- Task to complete: Each line of the material must be repeated precisely, with the pictures left out.

>> Start Information provided

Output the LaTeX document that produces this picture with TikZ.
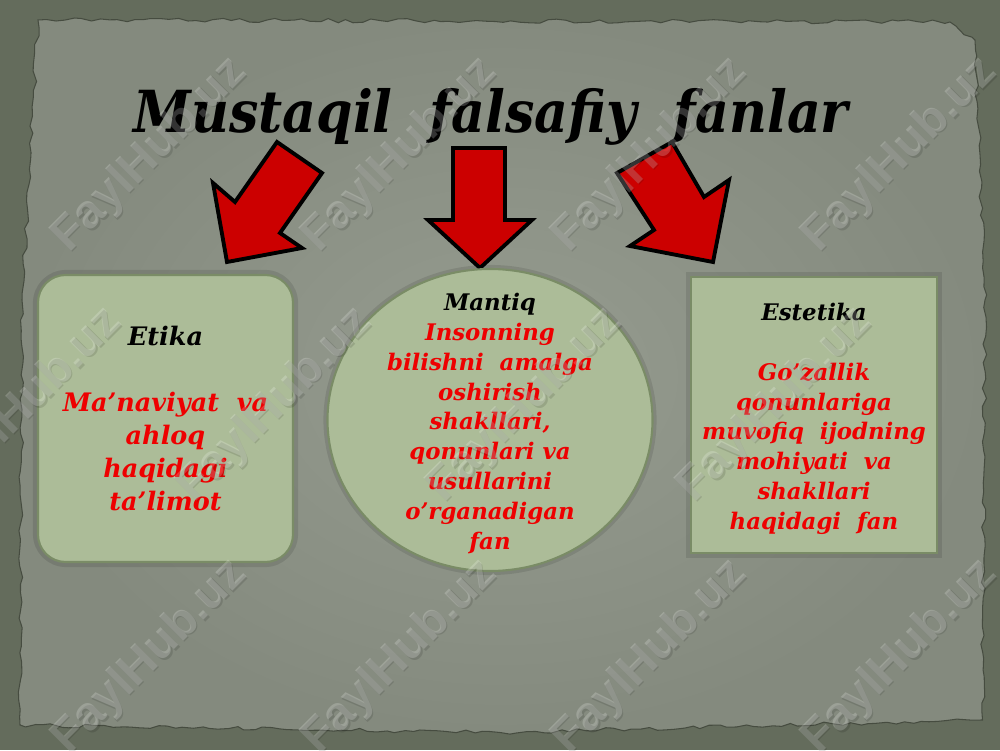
\documentclass[tikz,border=0pt]{standalone}
\usepackage{fontspec}
\setmainfont{DejaVu Serif}
\newfontfamily\titlefont[FakeStretch=0.9]{DejaVu Serif}
\newfontfamily\markfont{Liberation Sans}
\usetikzlibrary{shapes.geometric,decorations.pathmorphing}

\definecolor{outerbg}{RGB}{100,108,92}
\definecolor{paper}{RGB}{132,138,126}
\definecolor{paperlight}{RGB}{150,156,144}
\definecolor{boxfill}{RGB}{172,188,152}
\definecolor{boxline}{RGB}{122,140,102}
\definecolor{arrowred}{RGB}{204,0,0}
\definecolor{textred}{RGB}{238,0,0}

\begin{document}
\begin{tikzpicture}[
  topic/.style={fill=boxfill, draw=boxline, line width=1.2pt, inner sep=0pt},
  topictext/.style={inner sep=0pt, font=\fontsize{13}{17}\selectfont\bfseries\itshape},
  halo/.style={draw=black, opacity=0.1, line width=3.5pt},
  bigarrow/.style={fill=arrowred, draw=black, line width=2.2pt, line join=miter},
  wmark/.style={rotate=45, text=white, opacity=0.2,
    font=\markfont\fontsize{27}{27}\selectfont\bfseries},
  wshade/.style={rotate=45, text=black, opacity=0.12,
    font=\markfont\fontsize{27}{27}\selectfont\bfseries}
]
\useasboundingbox (0,0) rectangle (20,15);
\fill [outerbg] (0,0) rectangle (20,15);
\pgfmathsetseed{7}
\path [decorate, decoration={random steps, segment length=5pt, amplitude=1.2pt},
  inner color=paperlight, outer color=paper, draw=outerbg!70!black, line width=0.6pt]
  (0.76,14.6) -- (19.0,14.56) -- (19.5,14.2) -- (19.7,9.0) -- (19.65,0.6)
  -- (10,0.35) -- (0.4,0.5) -- (0.44,9.0) -- cycle;

\node (title) [anchor=base, font=\titlefont\fontsize{33}{33}\selectfont\bfseries\itshape]
  at (9.82,12.34) {Mustaqil\ \ falsafiy\ \ fanlar};

\draw [bigarrow] (5.54,12.16) -- (6.44,11.54) -- (5.60,10.34) -- (6.04,10.04)
  -- (4.54,9.76) -- (4.26,11.34) -- (4.70,10.96) -- cycle;
\draw [bigarrow] (9.06,12.04) -- (10.10,12.04) -- (10.10,10.60) -- (10.64,10.60)
  -- (9.60,9.64) -- (8.56,10.60) -- (9.06,10.60) -- cycle;
\draw [bigarrow] (12.34,11.54) -- (13.44,12.16) -- (14.08,11.06) -- (14.58,11.40)
  -- (14.26,9.76) -- (12.60,10.08) -- (13.08,10.40) -- cycle;

\draw [halo, rounded corners=0.6cm] (0.72,3.72) rectangle (5.90,9.54);
\draw [halo] (9.80,6.60) ellipse (3.27cm and 3.04cm);
\draw [halo] (13.78,3.90) rectangle (18.78,9.50);

\node (etika) [topic, rounded corners=0.55cm, minimum width=5.1cm, minimum height=5.74cm]
  at (3.31,6.63) {};
\node (mantiq) [topic, ellipse, minimum width=6.5cm, minimum height=6.04cm] at (9.80,6.60) {};
\node (estetika) [topic, minimum width=4.92cm, minimum height=5.52cm] at (16.28,6.70) {};

\node (etikatext) [topictext, font=\fontsize{14.5}{18.8}\selectfont\bfseries\itshape]
  at ([yshift=-0.06cm]etika.center) {
\begin{tabular}{c}
  Etika \\
  \\
  \textcolor{textred}{Ma’naviyat\ \ va} \\
  \textcolor{textred}{ahloq} \\
  \textcolor{textred}{haqidagi} \\
  \textcolor{textred}{ta’limot} \\
\end{tabular}
};
\node (mantiqtext) [topictext] at ([yshift=-0.08cm]mantiq.center) {
\begin{tabular}{c}
  Mantiq \\
  \textcolor{textred}{Insonning} \\
  \textcolor{textred}{bilishni\ \ amalga} \\
  \textcolor{textred}{oshirish} \\
  \textcolor{textred}{shakllari,} \\
  \textcolor{textred}{qonunlari va} \\
  \textcolor{textred}{usullarini} \\
  \textcolor{textred}{o’rganadigan} \\
  \textcolor{textred}{fan} \\
\end{tabular}
};
\node (estetikatext) [topictext] at ([yshift=-0.08cm]estetika.center) {
\begin{tabular}{c}
  Estetika \\
  \\
  \textcolor{textred}{Go’zallik} \\
  \textcolor{textred}{qonunlariga} \\
  \textcolor{textred}{muvofiq\ \ ijodning} \\
  \textcolor{textred}{mohiyati\ \ va} \\
  \textcolor{textred}{shakllari} \\
  \textcolor{textred}{haqidagi\ \ fan} \\
\end{tabular}
};

\foreach \x in {3,8,13,18} {
  \node [wshade] at (\x+0.03,11.87) {FaylHub.uz};
  \node [wmark] at (\x,11.9) {FaylHub.uz};
  \node [wshade] at (\x+0.03,1.83) {FaylHub.uz};
  \node [wmark] at (\x,1.86) {FaylHub.uz};
}
\foreach \x in {0.5,5.5,10.5,15.5} {
  \node [wshade] at (\x+0.03,6.87) {FaylHub.uz};
  \node [wmark] at (\x,6.9) {FaylHub.uz};
}
\end{tikzpicture}
\end{document}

>> End Information provided

- Task output:
Output the LaTeX document that produces this picture with TikZ.
\documentclass[tikz,border=0pt]{standalone}
\usepackage{fontspec}
\setmainfont{DejaVu Serif}
\newfontfamily\titlefont[FakeStretch=0.9]{DejaVu Serif}
\newfontfamily\markfont{Liberation Sans}
\usetikzlibrary{shapes.geometric,decorations.pathmorphing}

\definecolor{outerbg}{RGB}{100,108,92}
\definecolor{paper}{RGB}{132,138,126}
\definecolor{paperlight}{RGB}{150,156,144}
\definecolor{boxfill}{RGB}{172,188,152}
\definecolor{boxline}{RGB}{122,140,102}
\definecolor{arrowred}{RGB}{204,0,0}
\definecolor{textred}{RGB}{238,0,0}

\begin{document}
\begin{tikzpicture}[
  topic/.style={fill=boxfill, draw=boxline, line width=1.2pt, inner sep=0pt},
  topictext/.style={inner sep=0pt, font=\fontsize{13}{17}\selectfont\bfseries\itshape},
  halo/.style={draw=black, opacity=0.1, line width=3.5pt},
  bigarrow/.style={fill=arrowred, draw=black, line width=2.2pt, line join=miter},
  wmark/.style={rotate=45, text=white, opacity=0.2,
    font=\markfont\fontsize{27}{27}\selectfont\bfseries},
  wshade/.style={rotate=45, text=black, opacity=0.12,
    font=\markfont\fontsize{27}{27}\selectfont\bfseries}
]
\useasboundingbox (0,0) rectangle (20,15);
\fill [outerbg] (0,0) rectangle (20,15);
\pgfmathsetseed{7}
\path [decorate, decoration={random steps, segment length=5pt, amplitude=1.2pt},
  inner color=paperlight, outer color=paper, draw=outerbg!70!black, line width=0.6pt]
  (0.76,14.6) -- (19.0,14.56) -- (19.5,14.2) -- (19.7,9.0) -- (19.65,0.6)
  -- (10,0.35) -- (0.4,0.5) -- (0.44,9.0) -- cycle;

\node (title) [anchor=base, font=\titlefont\fontsize{33}{33}\selectfont\bfseries\itshape]
  at (9.82,12.34) {Mustaqil\ \ falsafiy\ \ fanlar};

\draw [bigarrow] (5.54,12.16) -- (6.44,11.54) -- (5.60,10.34) -- (6.04,10.04)
  -- (4.54,9.76) -- (4.26,11.34) -- (4.70,10.96) -- cycle;
\draw [bigarrow] (9.06,12.04) -- (10.10,12.04) -- (10.10,10.60) -- (10.64,10.60)
  -- (9.60,9.64) -- (8.56,10.60) -- (9.06,10.60) -- cycle;
\draw [bigarrow] (12.34,11.54) -- (13.44,12.16) -- (14.08,11.06) -- (14.58,11.40)
  -- (14.26,9.76) -- (12.60,10.08) -- (13.08,10.40) -- cycle;

\draw [halo, rounded corners=0.6cm] (0.72,3.72) rectangle (5.90,9.54);
\draw [halo] (9.80,6.60) ellipse (3.27cm and 3.04cm);
\draw [halo] (13.78,3.90) rectangle (18.78,9.50);

\node (etika) [topic, rounded corners=0.55cm, minimum width=5.1cm, minimum height=5.74cm]
  at (3.31,6.63) {};
\node (mantiq) [topic, ellipse, minimum width=6.5cm, minimum height=6.04cm] at (9.80,6.60) {};
\node (estetika) [topic, minimum width=4.92cm, minimum height=5.52cm] at (16.28,6.70) {};

\node (etikatext) [topictext, font=\fontsize{14.5}{18.8}\selectfont\bfseries\itshape]
  at ([yshift=-0.06cm]etika.center) {
\begin{tabular}{c}
  Etika \\
  \\
  \textcolor{textred}{Ma’naviyat\ \ va} \\
  \textcolor{textred}{ahloq} \\
  \textcolor{textred}{haqidagi} \\
  \textcolor{textred}{ta’limot} \\
\end{tabular}
};
\node (mantiqtext) [topictext] at ([yshift=-0.08cm]mantiq.center) {
\begin{tabular}{c}
  Mantiq \\
  \textcolor{textred}{Insonning} \\
  \textcolor{textred}{bilishni\ \ amalga} \\
  \textcolor{textred}{oshirish} \\
  \textcolor{textred}{shakllari,} \\
  \textcolor{textred}{qonunlari va} \\
  \textcolor{textred}{usullarini} \\
  \textcolor{textred}{o’rganadigan} \\
  \textcolor{textred}{fan} \\
\end{tabular}
};
\node (estetikatext) [topictext] at ([yshift=-0.08cm]estetika.center) {
\begin{tabular}{c}
  Estetika \\
  \\
  \textcolor{textred}{Go’zallik} \\
  \textcolor{textred}{qonunlariga} \\
  \textcolor{textred}{muvofiq\ \ ijodning} \\
  \textcolor{textred}{mohiyati\ \ va} \\
  \textcolor{textred}{shakllari} \\
  \textcolor{textred}{haqidagi\ \ fan} \\
\end{tabular}
};

\foreach \x in {3,8,13,18} {
  \node [wshade] at (\x+0.03,11.87) {FaylHub.uz};
  \node [wmark] at (\x,11.9) {FaylHub.uz};
  \node [wshade] at (\x+0.03,1.83) {FaylHub.uz};
  \node [wmark] at (\x,1.86) {FaylHub.uz};
}
\foreach \x in {0.5,5.5,10.5,15.5} {
  \node [wshade] at (\x+0.03,6.87) {FaylHub.uz};
  \node [wmark] at (\x,6.9) {FaylHub.uz};
}
\end{tikzpicture}
\end{document}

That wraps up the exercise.